Goal of the exercise: It is required that all of the data be written out exactly.

[Begin Task material]

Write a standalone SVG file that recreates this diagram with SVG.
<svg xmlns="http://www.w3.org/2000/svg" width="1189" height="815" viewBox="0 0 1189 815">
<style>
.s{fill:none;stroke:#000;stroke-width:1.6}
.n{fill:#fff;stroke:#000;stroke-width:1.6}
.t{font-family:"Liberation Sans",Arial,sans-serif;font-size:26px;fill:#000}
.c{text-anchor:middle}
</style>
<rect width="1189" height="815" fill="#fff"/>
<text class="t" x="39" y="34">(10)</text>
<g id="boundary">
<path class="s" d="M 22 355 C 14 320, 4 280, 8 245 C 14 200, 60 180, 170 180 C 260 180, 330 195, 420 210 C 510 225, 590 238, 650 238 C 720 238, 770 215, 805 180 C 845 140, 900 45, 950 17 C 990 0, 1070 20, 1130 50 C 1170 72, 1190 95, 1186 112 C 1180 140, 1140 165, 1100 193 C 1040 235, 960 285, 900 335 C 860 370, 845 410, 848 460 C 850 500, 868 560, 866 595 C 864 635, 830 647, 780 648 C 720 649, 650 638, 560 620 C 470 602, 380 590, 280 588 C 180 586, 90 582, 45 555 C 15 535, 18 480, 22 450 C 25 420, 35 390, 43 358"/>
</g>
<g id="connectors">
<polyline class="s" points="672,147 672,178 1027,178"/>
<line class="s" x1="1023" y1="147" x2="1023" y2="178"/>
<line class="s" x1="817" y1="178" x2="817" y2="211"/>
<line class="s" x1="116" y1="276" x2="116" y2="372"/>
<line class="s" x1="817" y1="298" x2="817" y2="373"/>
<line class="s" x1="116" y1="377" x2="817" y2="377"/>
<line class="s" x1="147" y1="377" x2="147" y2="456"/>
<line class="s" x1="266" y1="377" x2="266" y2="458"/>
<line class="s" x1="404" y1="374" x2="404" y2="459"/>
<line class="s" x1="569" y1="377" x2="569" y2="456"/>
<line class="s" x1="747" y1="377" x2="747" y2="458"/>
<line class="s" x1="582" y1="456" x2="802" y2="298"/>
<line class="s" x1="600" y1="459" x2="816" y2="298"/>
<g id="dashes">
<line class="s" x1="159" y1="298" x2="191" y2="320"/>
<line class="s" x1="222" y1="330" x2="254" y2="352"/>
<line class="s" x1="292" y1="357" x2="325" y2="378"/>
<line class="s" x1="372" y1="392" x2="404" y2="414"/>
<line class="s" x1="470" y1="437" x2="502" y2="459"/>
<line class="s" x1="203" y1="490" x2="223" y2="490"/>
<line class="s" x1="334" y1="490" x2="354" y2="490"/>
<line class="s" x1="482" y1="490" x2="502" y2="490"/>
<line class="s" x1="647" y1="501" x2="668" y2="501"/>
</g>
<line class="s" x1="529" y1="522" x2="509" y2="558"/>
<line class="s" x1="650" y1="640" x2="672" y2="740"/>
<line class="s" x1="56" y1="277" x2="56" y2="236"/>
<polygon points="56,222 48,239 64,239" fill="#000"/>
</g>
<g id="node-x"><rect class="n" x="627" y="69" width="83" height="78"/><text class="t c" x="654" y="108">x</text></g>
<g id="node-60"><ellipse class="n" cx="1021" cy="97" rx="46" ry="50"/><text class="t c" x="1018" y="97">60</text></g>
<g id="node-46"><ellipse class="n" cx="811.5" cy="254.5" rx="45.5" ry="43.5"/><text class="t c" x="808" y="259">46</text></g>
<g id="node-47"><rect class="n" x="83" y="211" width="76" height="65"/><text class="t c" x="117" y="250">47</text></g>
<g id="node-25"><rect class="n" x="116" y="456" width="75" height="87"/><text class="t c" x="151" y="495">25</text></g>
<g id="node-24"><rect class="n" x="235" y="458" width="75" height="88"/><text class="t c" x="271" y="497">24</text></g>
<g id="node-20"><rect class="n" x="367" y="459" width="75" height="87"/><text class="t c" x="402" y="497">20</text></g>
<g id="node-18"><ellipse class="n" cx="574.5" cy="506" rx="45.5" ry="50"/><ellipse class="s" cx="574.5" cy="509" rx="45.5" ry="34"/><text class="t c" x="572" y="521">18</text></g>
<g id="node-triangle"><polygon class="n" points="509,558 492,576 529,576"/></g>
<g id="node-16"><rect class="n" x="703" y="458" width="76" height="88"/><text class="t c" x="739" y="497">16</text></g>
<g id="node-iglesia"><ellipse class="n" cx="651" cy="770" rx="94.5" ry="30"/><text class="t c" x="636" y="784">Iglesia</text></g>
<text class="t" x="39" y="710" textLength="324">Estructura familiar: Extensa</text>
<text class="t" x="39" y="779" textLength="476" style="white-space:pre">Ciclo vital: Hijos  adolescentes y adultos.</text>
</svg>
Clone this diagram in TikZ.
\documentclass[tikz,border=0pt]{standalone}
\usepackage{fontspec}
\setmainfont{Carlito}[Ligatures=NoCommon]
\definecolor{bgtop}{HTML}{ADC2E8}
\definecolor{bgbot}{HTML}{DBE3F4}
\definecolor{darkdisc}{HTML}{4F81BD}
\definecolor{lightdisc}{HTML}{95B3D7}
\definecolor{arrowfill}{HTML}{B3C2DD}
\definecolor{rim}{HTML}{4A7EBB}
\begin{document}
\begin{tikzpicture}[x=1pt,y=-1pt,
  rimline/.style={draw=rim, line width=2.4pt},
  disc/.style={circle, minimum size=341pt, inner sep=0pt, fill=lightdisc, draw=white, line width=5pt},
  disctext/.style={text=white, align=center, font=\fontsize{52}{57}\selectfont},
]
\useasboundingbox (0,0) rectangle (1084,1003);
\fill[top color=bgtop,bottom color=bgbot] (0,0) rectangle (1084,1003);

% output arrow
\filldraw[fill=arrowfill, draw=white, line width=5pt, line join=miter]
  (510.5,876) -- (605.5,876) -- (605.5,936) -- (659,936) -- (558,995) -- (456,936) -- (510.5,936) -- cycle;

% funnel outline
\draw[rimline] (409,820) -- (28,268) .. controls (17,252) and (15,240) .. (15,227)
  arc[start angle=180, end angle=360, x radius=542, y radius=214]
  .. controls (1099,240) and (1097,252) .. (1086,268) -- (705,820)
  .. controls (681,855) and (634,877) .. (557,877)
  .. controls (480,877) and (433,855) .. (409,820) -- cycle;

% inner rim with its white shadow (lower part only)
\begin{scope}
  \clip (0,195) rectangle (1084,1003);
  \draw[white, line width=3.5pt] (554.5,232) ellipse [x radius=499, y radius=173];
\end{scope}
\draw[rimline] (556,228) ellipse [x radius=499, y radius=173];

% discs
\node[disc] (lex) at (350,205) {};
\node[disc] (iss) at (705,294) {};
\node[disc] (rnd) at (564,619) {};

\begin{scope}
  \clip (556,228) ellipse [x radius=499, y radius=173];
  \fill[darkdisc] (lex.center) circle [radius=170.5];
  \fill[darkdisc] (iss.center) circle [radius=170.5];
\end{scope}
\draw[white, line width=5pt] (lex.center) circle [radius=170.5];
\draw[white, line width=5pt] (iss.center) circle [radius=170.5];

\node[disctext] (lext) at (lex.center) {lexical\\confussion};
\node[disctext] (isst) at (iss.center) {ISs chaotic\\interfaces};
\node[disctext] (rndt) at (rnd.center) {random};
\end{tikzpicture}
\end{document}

[End Task material]

Finished answer:
Write a standalone SVG file that recreates this diagram with SVG.
<svg xmlns="http://www.w3.org/2000/svg" width="1189" height="815" viewBox="0 0 1189 815">
<style>
.s{fill:none;stroke:#000;stroke-width:1.6}
.n{fill:#fff;stroke:#000;stroke-width:1.6}
.t{font-family:"Liberation Sans",Arial,sans-serif;font-size:26px;fill:#000}
.c{text-anchor:middle}
</style>
<rect width="1189" height="815" fill="#fff"/>
<text class="t" x="39" y="34">(10)</text>
<g id="boundary">
<path class="s" d="M 22 355 C 14 320, 4 280, 8 245 C 14 200, 60 180, 170 180 C 260 180, 330 195, 420 210 C 510 225, 590 238, 650 238 C 720 238, 770 215, 805 180 C 845 140, 900 45, 950 17 C 990 0, 1070 20, 1130 50 C 1170 72, 1190 95, 1186 112 C 1180 140, 1140 165, 1100 193 C 1040 235, 960 285, 900 335 C 860 370, 845 410, 848 460 C 850 500, 868 560, 866 595 C 864 635, 830 647, 780 648 C 720 649, 650 638, 560 620 C 470 602, 380 590, 280 588 C 180 586, 90 582, 45 555 C 15 535, 18 480, 22 450 C 25 420, 35 390, 43 358"/>
</g>
<g id="connectors">
<polyline class="s" points="672,147 672,178 1027,178"/>
<line class="s" x1="1023" y1="147" x2="1023" y2="178"/>
<line class="s" x1="817" y1="178" x2="817" y2="211"/>
<line class="s" x1="116" y1="276" x2="116" y2="372"/>
<line class="s" x1="817" y1="298" x2="817" y2="373"/>
<line class="s" x1="116" y1="377" x2="817" y2="377"/>
<line class="s" x1="147" y1="377" x2="147" y2="456"/>
<line class="s" x1="266" y1="377" x2="266" y2="458"/>
<line class="s" x1="404" y1="374" x2="404" y2="459"/>
<line class="s" x1="569" y1="377" x2="569" y2="456"/>
<line class="s" x1="747" y1="377" x2="747" y2="458"/>
<line class="s" x1="582" y1="456" x2="802" y2="298"/>
<line class="s" x1="600" y1="459" x2="816" y2="298"/>
<g id="dashes">
<line class="s" x1="159" y1="298" x2="191" y2="320"/>
<line class="s" x1="222" y1="330" x2="254" y2="352"/>
<line class="s" x1="292" y1="357" x2="325" y2="378"/>
<line class="s" x1="372" y1="392" x2="404" y2="414"/>
<line class="s" x1="470" y1="437" x2="502" y2="459"/>
<line class="s" x1="203" y1="490" x2="223" y2="490"/>
<line class="s" x1="334" y1="490" x2="354" y2="490"/>
<line class="s" x1="482" y1="490" x2="502" y2="490"/>
<line class="s" x1="647" y1="501" x2="668" y2="501"/>
</g>
<line class="s" x1="529" y1="522" x2="509" y2="558"/>
<line class="s" x1="650" y1="640" x2="672" y2="740"/>
<line class="s" x1="56" y1="277" x2="56" y2="236"/>
<polygon points="56,222 48,239 64,239" fill="#000"/>
</g>
<g id="node-x"><rect class="n" x="627" y="69" width="83" height="78"/><text class="t c" x="654" y="108">x</text></g>
<g id="node-60"><ellipse class="n" cx="1021" cy="97" rx="46" ry="50"/><text class="t c" x="1018" y="97">60</text></g>
<g id="node-46"><ellipse class="n" cx="811.5" cy="254.5" rx="45.5" ry="43.5"/><text class="t c" x="808" y="259">46</text></g>
<g id="node-47"><rect class="n" x="83" y="211" width="76" height="65"/><text class="t c" x="117" y="250">47</text></g>
<g id="node-25"><rect class="n" x="116" y="456" width="75" height="87"/><text class="t c" x="151" y="495">25</text></g>
<g id="node-24"><rect class="n" x="235" y="458" width="75" height="88"/><text class="t c" x="271" y="497">24</text></g>
<g id="node-20"><rect class="n" x="367" y="459" width="75" height="87"/><text class="t c" x="402" y="497">20</text></g>
<g id="node-18"><ellipse class="n" cx="574.5" cy="506" rx="45.5" ry="50"/><ellipse class="s" cx="574.5" cy="509" rx="45.5" ry="34"/><text class="t c" x="572" y="521">18</text></g>
<g id="node-triangle"><polygon class="n" points="509,558 492,576 529,576"/></g>
<g id="node-16"><rect class="n" x="703" y="458" width="76" height="88"/><text class="t c" x="739" y="497">16</text></g>
<g id="node-iglesia"><ellipse class="n" cx="651" cy="770" rx="94.5" ry="30"/><text class="t c" x="636" y="784">Iglesia</text></g>
<text class="t" x="39" y="710" textLength="324">Estructura familiar: Extensa</text>
<text class="t" x="39" y="779" textLength="476" style="white-space:pre">Ciclo vital: Hijos  adolescentes y adultos.</text>
</svg>
Clone this diagram in TikZ.
\documentclass[tikz,border=0pt]{standalone}
\usepackage{fontspec}
\setmainfont{Carlito}[Ligatures=NoCommon]
\definecolor{bgtop}{HTML}{ADC2E8}
\definecolor{bgbot}{HTML}{DBE3F4}
\definecolor{darkdisc}{HTML}{4F81BD}
\definecolor{lightdisc}{HTML}{95B3D7}
\definecolor{arrowfill}{HTML}{B3C2DD}
\definecolor{rim}{HTML}{4A7EBB}
\begin{document}
\begin{tikzpicture}[x=1pt,y=-1pt,
  rimline/.style={draw=rim, line width=2.4pt},
  disc/.style={circle, minimum size=341pt, inner sep=0pt, fill=lightdisc, draw=white, line width=5pt},
  disctext/.style={text=white, align=center, font=\fontsize{52}{57}\selectfont},
]
\useasboundingbox (0,0) rectangle (1084,1003);
\fill[top color=bgtop,bottom color=bgbot] (0,0) rectangle (1084,1003);

% output arrow
\filldraw[fill=arrowfill, draw=white, line width=5pt, line join=miter]
  (510.5,876) -- (605.5,876) -- (605.5,936) -- (659,936) -- (558,995) -- (456,936) -- (510.5,936) -- cycle;

% funnel outline
\draw[rimline] (409,820) -- (28,268) .. controls (17,252) and (15,240) .. (15,227)
  arc[start angle=180, end angle=360, x radius=542, y radius=214]
  .. controls (1099,240) and (1097,252) .. (1086,268) -- (705,820)
  .. controls (681,855) and (634,877) .. (557,877)
  .. controls (480,877) and (433,855) .. (409,820) -- cycle;

% inner rim with its white shadow (lower part only)
\begin{scope}
  \clip (0,195) rectangle (1084,1003);
  \draw[white, line width=3.5pt] (554.5,232) ellipse [x radius=499, y radius=173];
\end{scope}
\draw[rimline] (556,228) ellipse [x radius=499, y radius=173];

% discs
\node[disc] (lex) at (350,205) {};
\node[disc] (iss) at (705,294) {};
\node[disc] (rnd) at (564,619) {};

\begin{scope}
  \clip (556,228) ellipse [x radius=499, y radius=173];
  \fill[darkdisc] (lex.center) circle [radius=170.5];
  \fill[darkdisc] (iss.center) circle [radius=170.5];
\end{scope}
\draw[white, line width=5pt] (lex.center) circle [radius=170.5];
\draw[white, line width=5pt] (iss.center) circle [radius=170.5];

\node[disctext] (lext) at (lex.center) {lexical\\confussion};
\node[disctext] (isst) at (iss.center) {ISs chaotic\\interfaces};
\node[disctext] (rndt) at (rnd.center) {random};
\end{tikzpicture}
\end{document}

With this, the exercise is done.